Do you seriously, honestly, think 1000 engineering seats and 1600 MBA seats that you could call high quality in the private sector are enough for a country like India?
The rest have always been dregs.
What dregs are you talking about here? Do you realize that the budgets for IITs and NITs have been frozen for a few years now? And that the budgets for IIMs were halved last year? If these are your dregs, it's better not to talk seriously about education here.
As for private schools, they have always been expensive, atleast for the last 2 decades.
I finished my schooling only towards the end of the last decade, so I'm not sure about the last 2 decades part. If you wanted to study in the CBSE board, in good private schools, you could study in Class XI or XII for Rs 60-70 thousand a year. These days, you have to pay Rs 2 lakhs to get your child into primary school. And then another Rs 1-2 lakhs on coaching and tuition. I have seen these prices rise in real time.
You're blaming the wrong people.
No, I am not. The central government can always increase Kendriya Vidyalayas. They can always improve their existing schools. They can always fund education. Their not doing so is a policy choice. Keeping CBSE central school seats frozen is a policy choice. And no student old enough to opine on these considers this policy choice as healthy for education.
Maybe you should demand more from the government as well.
The only way to fund a high quality life is to get lucky at a young age (lottery, career etc)
That's not luck. That's hard work, ambition, skills and sacrifice, for both the parents and the children.
Your father could be a middle-class employee and can choose to invest in your education instead of bribing his superiors. You could grind yourself down and secure seats in the best colleges. And then you could invest time and money on studies in the said college instead of alcohol and sex and get placed in a good company. And then, you could be a filial son and care for your parents for burning away their life to lighten yours up.

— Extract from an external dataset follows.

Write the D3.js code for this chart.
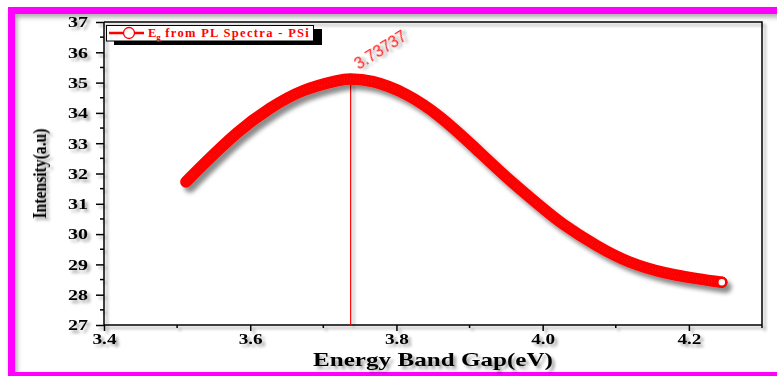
<!DOCTYPE html>
<html>
<head>
<meta charset="utf-8">
<script src="https://cdn.jsdelivr.net/npm/d3@7"></script>
<style>
  html, body { margin: 0; padding: 0; background: #ffffff; }
  svg { display: block; }
</style>
</head>
<body>
<svg id="chart" width="777" height="376"></svg>
<script>
// PL-derived band gap curve for porous silicon
const energy = [3.512, 3.536, 3.582, 3.627, 3.673, 3.718, 3.737, 3.768, 3.814, 3.860, 3.905, 3.951, 3.996, 4.028, 4.074, 4.119, 4.165, 4.211, 4.245];
const intensity = [31.72, 32.30, 33.34, 34.15, 34.74, 35.06, 35.12, 35.03, 34.60, 33.86, 32.90, 31.87, 30.94, 30.33, 29.62, 29.08, 28.74, 28.53, 28.41];
const peakEnergy = 3.73737;
const peakLabel = "3.73737";
const xTicks = [3.4, 3.6, 3.8, 4.0, 4.2];
const xMinorTicks = [3.5, 3.7, 3.9, 4.1, 4.3];
const yTicks = [27, 28, 29, 30, 31, 32, 33, 34, 35, 36, 37];
const yMinorTicks = [27.5, 28.5, 29.5, 30.5, 31.5, 32.5, 33.5, 34.5, 35.5, 36.5];
const seriesName = "from PL Spectra - PSi";
const xTitle = "Energy Band Gap(eV)";
const yTitle = "Intensity(a.u)";

const svg = d3.select("#chart");
const pLeft = 104, pRight = 762, pTop = 22, pBottom = 325;
const serif = "'Liberation Serif', 'Times New Roman', serif";

const x = d3.scaleLinear().domain([3.4, 4.3]).range([pLeft, pRight]);
const y = d3.scaleLinear().domain([27, 37]).range([pBottom, pTop]);

// soft drop shadows
const defs = svg.append("defs");
function shadow(id, dx, dy, sd, op) {
  const f = defs.append("filter").attr("id", id)
    .attr("x", "-20%").attr("y", "-20%").attr("width", "140%").attr("height", "140%");
  f.append("feDropShadow").attr("dx", dx).attr("dy", dy)
    .attr("stdDeviation", sd).attr("flood-color", "#000").attr("flood-opacity", op);
}
shadow("sh", 3, 3, 1.6, 0.35);
shadow("shCurve", 4, 5, 2.2, 0.45);
shadow("shFrame", 2, 3, 2.5, 0.35);

// outer magenta frame
svg.append("rect")
  .attr("x", 11.5).attr("y", 10.5).attr("width", 790).attr("height", 365)
  .attr("fill", "none").attr("stroke", "#ff00ff").attr("stroke-width", 7)
  .attr("filter", "url(#shFrame)");

const g = svg.append("g").attr("filter", "url(#sh)");

// plot frame (top and right)
g.append("path")
  .attr("d", `M${pLeft},${pTop}H${pRight}V${pBottom}`)
  .attr("fill", "none").attr("stroke", "#000").attr("stroke-width", 1.5);

// x axis
const xAxis = g.append("g").attr("transform", `translate(0,${pBottom})`)
  .call(d3.axisBottom(x).tickValues(xTicks).tickSize(6).tickFormat(d3.format(".1f")));
xAxis.selectAll(".tick text")
  .attr("y", 19).attr("dy", 0)
  .attr("font-family", serif).attr("font-weight", "bold").attr("font-size", 15)
  .attr("textLength", 24).attr("lengthAdjust", "spacingAndGlyphs").attr("fill", "#000");
g.append("g").selectAll("line").data(xMinorTicks).join("line")
  .attr("x1", d => x(d)).attr("x2", d => x(d))
  .attr("y1", pBottom).attr("y2", pBottom + 3)
  .attr("stroke", "#000").attr("stroke-width", 1.5);

// y axis
const yAxis = g.append("g").attr("transform", `translate(${pLeft},0)`)
  .call(d3.axisLeft(y).tickValues(yTicks).tickSize(8).tickPadding(8));
yAxis.selectAll(".tick text")
  .attr("font-family", serif).attr("font-weight", "bold").attr("font-size", 15)
  .attr("textLength", 20).attr("lengthAdjust", "spacingAndGlyphs").attr("fill", "#000");
g.append("g").selectAll("line").data(yMinorTicks).join("line")
  .attr("x1", pLeft - 4).attr("x2", pLeft)
  .attr("y1", d => y(d)).attr("y2", d => y(d))
  .attr("stroke", "#000").attr("stroke-width", 1.5);

[xAxis, yAxis].forEach(a => {
  a.select(".domain").attr("stroke", "#000").attr("stroke-width", 1.5);
  a.selectAll(".tick line").attr("stroke", "#000").attr("stroke-width", 1.5);
});
yAxis.select(".domain").attr("d", `M0,${pTop}V${pBottom}`);
xAxis.select(".domain").attr("d", `M${pLeft},0H${pRight}`);

// axis titles
g.append("text")
  .attr("x", (pLeft + pRight) / 2).attr("y", 366)
  .attr("text-anchor", "middle")
  .attr("font-family", serif).attr("font-weight", "bold").attr("font-size", 19)
  .attr("textLength", 240).attr("lengthAdjust", "spacingAndGlyphs")
  .text(xTitle);
g.append("text")
  .attr("transform", `translate(46,${(pTop + pBottom) / 2}) rotate(-90)`)
  .attr("text-anchor", "middle")
  .attr("font-family", serif).attr("font-weight", "bold").attr("font-size", 19)
  .attr("textLength", 90).attr("lengthAdjust", "spacingAndGlyphs")
  .text(yTitle);

// peak marker line and label
const peakIdx = d3.maxIndex(intensity);
g.append("line")
  .attr("x1", x(peakEnergy)).attr("x2", x(peakEnergy))
  .attr("y1", y(intensity[peakIdx])).attr("y2", pBottom)
  .attr("stroke", "#ff0000").attr("stroke-width", 1.2);
svg.append("text")
  .attr("transform", `translate(${x(peakEnergy) + 8},${y(intensity[peakIdx]) - 9}) rotate(-32)`)
  .attr("font-family", "'Liberation Sans', Arial, sans-serif").attr("font-size", 16)
  .attr("fill", "#ff2020").attr("filter", "url(#sh)")
  .text(peakLabel);

// the band-gap curve
const pts = energy.map((e, i) => [e, intensity[i]]);
const line = d3.line().x(d => x(d[0])).y(d => y(d[1])).curve(d3.curveNatural);
const curveG = svg.append("g").attr("filter", "url(#shCurve)");
curveG.append("path")
  .attr("d", line(pts))
  .attr("fill", "none").attr("stroke", "#ff0000").attr("stroke-width", 11.5)
  .attr("stroke-linecap", "round").attr("stroke-linejoin", "round");
curveG.append("path")
  .attr("d", line(pts))
  .attr("fill", "none").attr("stroke", "#e81c1c").attr("stroke-width", 5)
  .attr("stroke-dasharray", "1.5 1.5").attr("opacity", 0.3);
const last = pts[pts.length - 1];
curveG.append("circle")
  .attr("cx", x(last[0])).attr("cy", y(last[1])).attr("r", 4.5)
  .attr("fill", "#fff").attr("stroke", "#ff0000").attr("stroke-width", 2.5);

// legend
const lg = svg.append("g");
lg.append("rect").attr("x", 114).attr("y", 29).attr("width", 208).attr("height", 16).attr("fill", "#000");
lg.append("rect").attr("x", 106.5).attr("y", 25.5).attr("width", 207).attr("height", 15.5)
  .attr("fill", "#fff").attr("stroke", "#000").attr("stroke-width", 1);
lg.append("line").attr("x1", 109).attr("x2", 144).attr("y1", 33).attr("y2", 33)
  .attr("stroke", "#ff0000").attr("stroke-width", 2.5);
lg.append("circle").attr("cx", 129).attr("cy", 33).attr("r", 5.5)
  .attr("fill", "#fff").attr("stroke", "#ff0000").attr("stroke-width", 1.3);
const lt = lg.append("text")
  .attr("x", 148).attr("y", 37)
  .attr("font-family", serif).attr("font-weight", "bold").attr("font-size", 12.5)
  .attr("fill", "#ff0000");
lt.append("tspan").text("E");
lt.append("tspan").attr("dy", 3).attr("font-size", 9).text("g");
lt.append("tspan").attr("dy", -3).attr("textLength", 148).attr("lengthAdjust", "spacing").text(" " + seriesName);
</script>
</body>
</html>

So yeah, that's not luck. And by not funding education, the government is merely making it ever more difficult, ever more draining, for both the students and their parents.
You are then just one major medical problem away from bankruptcy.
You know your dad could do all that you mentioned, and you could still be forced to maybe sell assets or (if you have a good job) drain yourself dry if you find yourself with a health scare. That's how expensive private healthcare is, and unless you are a politician's relative, you are not getting into AIIMS Delhi.
And if you plan on saying people should live healthily, mind you, I'm pretty young and fit. That doesn't make me immune from the thousand different ways I could end up in a medical emergency.